Professor Warren came bustling back to the car, carrying filled brown paper bags. She said crisply: “Dick, there’s a hardware store right across the way. Can’t you think of something that would be of use to us in a hardware store?”
Lane started. He got out of the car.
“I’ll be right back,” he said. “You have matches handy?”
“I bought cartons of them,” said the professor. “And some things to make sandwiches with and lighter fluid for you. I was thinking of a possible gasoline torch. Have you money?”
He nodded and went across the street, pausing twice to let a car pass him. His eye caught the waverings of objects seen through the film of hot air next to the hot metal of a car hood and his blood stopped. Only thermal refraction, he
decided, but startlingly like a Gizmo.
He went into the hardware store. It was cool, air conditioned. Normally he wouldn’t have noticed even that.
He bought two gasoline blowtorches. The clerk was mildly surprised that he bought two. On the way to the front of the store he saw a portable brazing torch—a tank of compressed gas with a spark maker near the tip. One had only to turn on the gas and strike a spark, and a blue-white flame leaped out. There was even a trigger by which the flame could be increased or diminished. He bought two of those, also. Then he invested in pocket lighters and more fuel for them.

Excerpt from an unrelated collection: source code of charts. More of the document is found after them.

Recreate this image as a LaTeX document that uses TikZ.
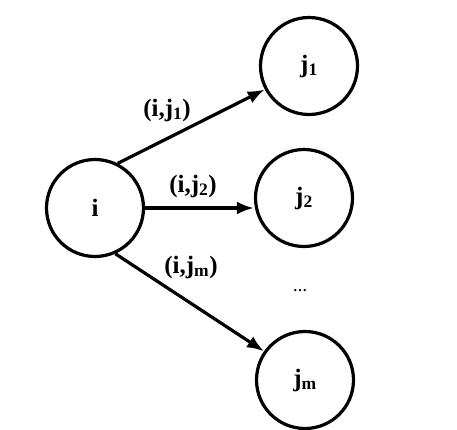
\documentclass[tikz,border=0pt]{standalone}
\usepackage{fontspec}
\setmainfont{Liberation Serif}
\usetikzlibrary{arrows.meta}
\begin{document}
\begin{tikzpicture}[x=1pt,y=-1pt,
  vertex/.style={draw,circle,line width=3.2pt,minimum size=97pt,inner sep=0pt,font=\fontsize{25}{28}\selectfont\bfseries},
  edgelbl/.style={font=\fontsize{25}{28}\selectfont\bfseries,inner sep=0pt},
  arc/.style={line width=3.2pt,-{Latex[length=17pt,width=13pt]}}]
\useasboundingbox (0,0) rectangle (457,430);
\node[vertex] (i) at (95,208) {i};
\node[vertex] (j1) at (309,66) {j$_{\mathbf{1}}$};
\node[vertex] (j2) at (304,198) {j$_{\mathbf{2}}$};
\node[vertex] (jm) at (305,380) {j$_{\mathbf{m}}$};
\node[edgelbl] (l1) at (167,110) {(i,j$_{\mathbf{1}}$)};
\node[edgelbl] (l2) at (193,186) {(i,j$_{\mathbf{2}}$)};
\node[edgelbl] (l3) at (191,267) {(i,j$_{\mathbf{m}}$)};
\node[edgelbl] (dots) at (300,291) {\fontsize{14}{16}\selectfont\dots};
\draw[arc] (i.63) -- (j1.208);
\draw[arc] (i.east) -- (i.east -| j2.west);
\draw[arc] (i.294) -- (jm.145);
\end{tikzpicture}
\end{document}
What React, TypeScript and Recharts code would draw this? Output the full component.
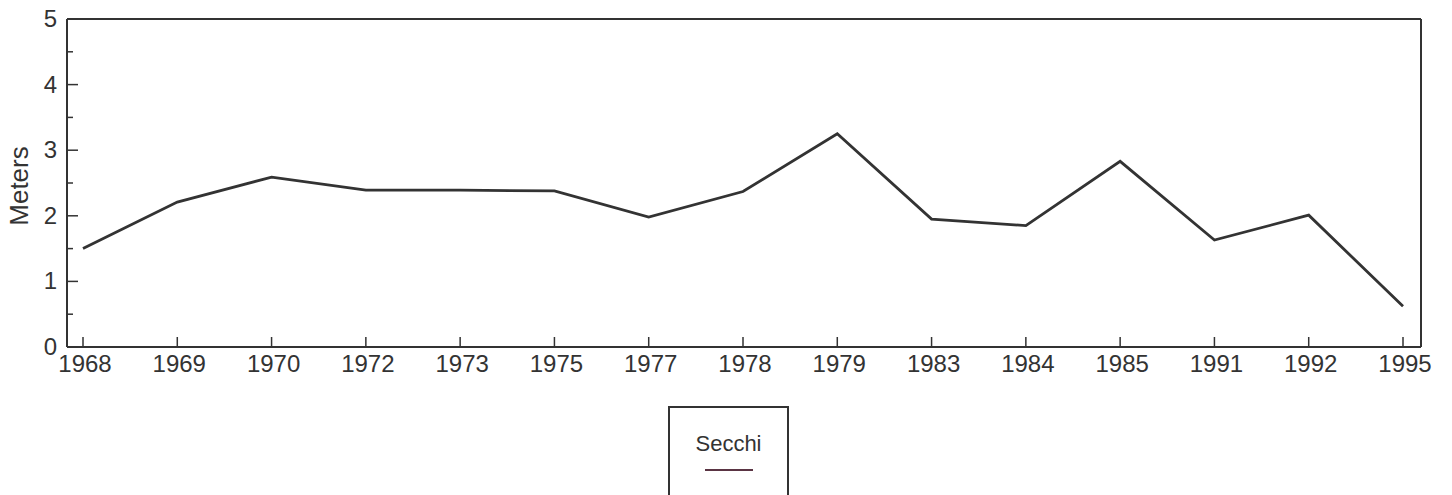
import React from 'react';
import { LineChart, Line, XAxis, YAxis, Legend } from 'recharts';

const years = ['1968', '1969', '1970', '1972', '1973', '1975', '1977', '1978', '1979', '1983', '1984', '1985', '1991', '1992', '1995'];
const secchi = [1.5, 2.21, 2.59, 2.39, 2.39, 2.38, 1.98, 2.37, 3.25, 1.95, 1.85, 2.83, 1.63, 2.01, 0.62];
const yTicks = [0, 0.5, 1, 1.5, 2, 2.5, 3, 3.5, 4, 4.5, 5];

const data = years.map((year, i) => ({ year, secchi: secchi[i] }));

const INK = '#333333';
const FONT = '"Liberation Sans", Arial, sans-serif';

function YTick(props: any) {
  const { x, y, payload } = props;
  const major = Number.isInteger(payload.value);
  const axisX = x + 10;
  return (
    <g>
      <line x1={axisX} x2={axisX + (major ? 11 : 6)} y1={y} y2={y} stroke={INK} strokeWidth={1.5} />
      {major && (
        <text x={x} y={y} dy={8} textAnchor="end" fontSize={24} fill={INK} fontFamily={FONT}>
          {payload.value}
        </text>
      )}
    </g>
  );
}

function XTick(props: any) {
  const { x, y, payload } = props;
  const axisY = y - 4;
  return (
    <g>
      <line x1={x} x2={x} y1={axisY} y2={axisY - 10} stroke={INK} strokeWidth={1.5} />
      <text x={x + 2} y={y} dy={21} textAnchor="middle" fontSize={24} fill={INK} fontFamily={FONT}>
        {payload.value}
      </text>
    </g>
  );
}

// rotated axis title, centred on the plot height
function MetersLabel(props: any) {
  const { viewBox } = props;
  const cy = viewBox.y + viewBox.height / 2 + 3;
  return (
    <text
      x={28}
      y={cy}
      transform={`rotate(-90, 28, ${cy})`}
      textAnchor="middle"
      fontSize={26}
      fill={INK}
      fontFamily={FONT}
    >
      Meters
    </text>
  );
}

function SecchiLegend() {
  return (
    <div
      style={{
        width: 121,
        height: 95,
        border: `2px solid ${INK}`,
        background: '#fff',
        boxSizing: 'border-box',
        fontFamily: FONT,
        textAlign: 'center',
      }}
    >
      <div style={{ fontSize: 22, color: INK, marginTop: 24, lineHeight: '24px' }}>Secchi</div>
      <div style={{ width: 48, height: 2, background: '#5a3443', margin: '13px auto 0' }} />
    </div>
  );
}

export default function App() {
  return (
    <div style={{ position: 'fixed', left: 0, top: 0, width: 1452, height: 495, background: '#fff' }}>
      <LineChart width={1452} height={495} data={data} margin={{ top: 18, right: 30, left: 0, bottom: 108 }}>
        <XAxis
          dataKey="year"
          xAxisId="main"
          height={40}
          padding={{ left: 16, right: 18 }}
          axisLine={{ stroke: INK, strokeWidth: 2 }}
          tickLine={false}
          tickSize={0}
          tickMargin={4}
          interval={0}
          tick={<XTick />}
        />
        <XAxis xAxisId="top" orientation="top" dataKey="year" height={1} tick={false} tickLine={false} axisLine={{ stroke: INK, strokeWidth: 2 }} />
        <YAxis
          yAxisId="main"
          width={67}
          domain={[0, 5]}
          ticks={yTicks}
          interval={0}
          axisLine={{ stroke: INK, strokeWidth: 2 }}
          tickLine={false}
          tickSize={0}
          tickMargin={10}
          tick={<YTick />}
          label={<MetersLabel />}
        />
        <YAxis yAxisId="right" orientation="right" width={1} domain={[0, 5]} tick={false} tickLine={false} axisLine={{ stroke: INK, strokeWidth: 2 }} />
        <Legend
          verticalAlign="middle"
          align="center"
          wrapperStyle={{ position: 'absolute', left: 668, top: 406, width: 121 }}
          content={<SecchiLegend />}
        />
        <Line
          xAxisId="main"
          yAxisId="main"
          type="linear"
          dataKey="secchi"
          name="Secchi"
          stroke={INK}
          strokeWidth={2.8}
          dot={false}
          isAnimationActive={false}
        />
      </LineChart>
    </div>
  );
}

“Is there something else?” asked the clerk.
“I’d like,” said Lane dryly, “to buy some Very pistols, but I’m afraid you wouldn’t have them on hand.”
He went out. Somehow he had a feeling of extreme urgency. He hurried back across the street. It had the leisurely atmosphere of almost any small-town business district. The professor, looking embarrassed, put something out of sight when he appeared. Lane automatically chose Carol as the person to whom to show the mechanism of the brazing torches. Burke watched, but appeared absorbed in other thoughts.
“I see,” said Carol. “It works like this.”
She lighted and handled the torch with competence, and Lane approved of her warmly.
“I forgot,” he said suddenly. “We need a garbage can.”
He went back across the street. His unreasonable feeling of urgency made him short with the clerk who insisted on wrapping the can for him. Back at the car, he learned the professor had gone to another store. Carol said:
“She went to buy some pillowcases. When you mentioned a garbage can she realized that a pillowcase was the thing to use with it. She may get a sheet or two, besides.”
Lane got into the driver’s seat. All about him the people of Murfree went about their business with a comfortable lack of haste. The business district was contained in four blocks, the only part of the town without shade trees. Here the sunshine was already baking hot.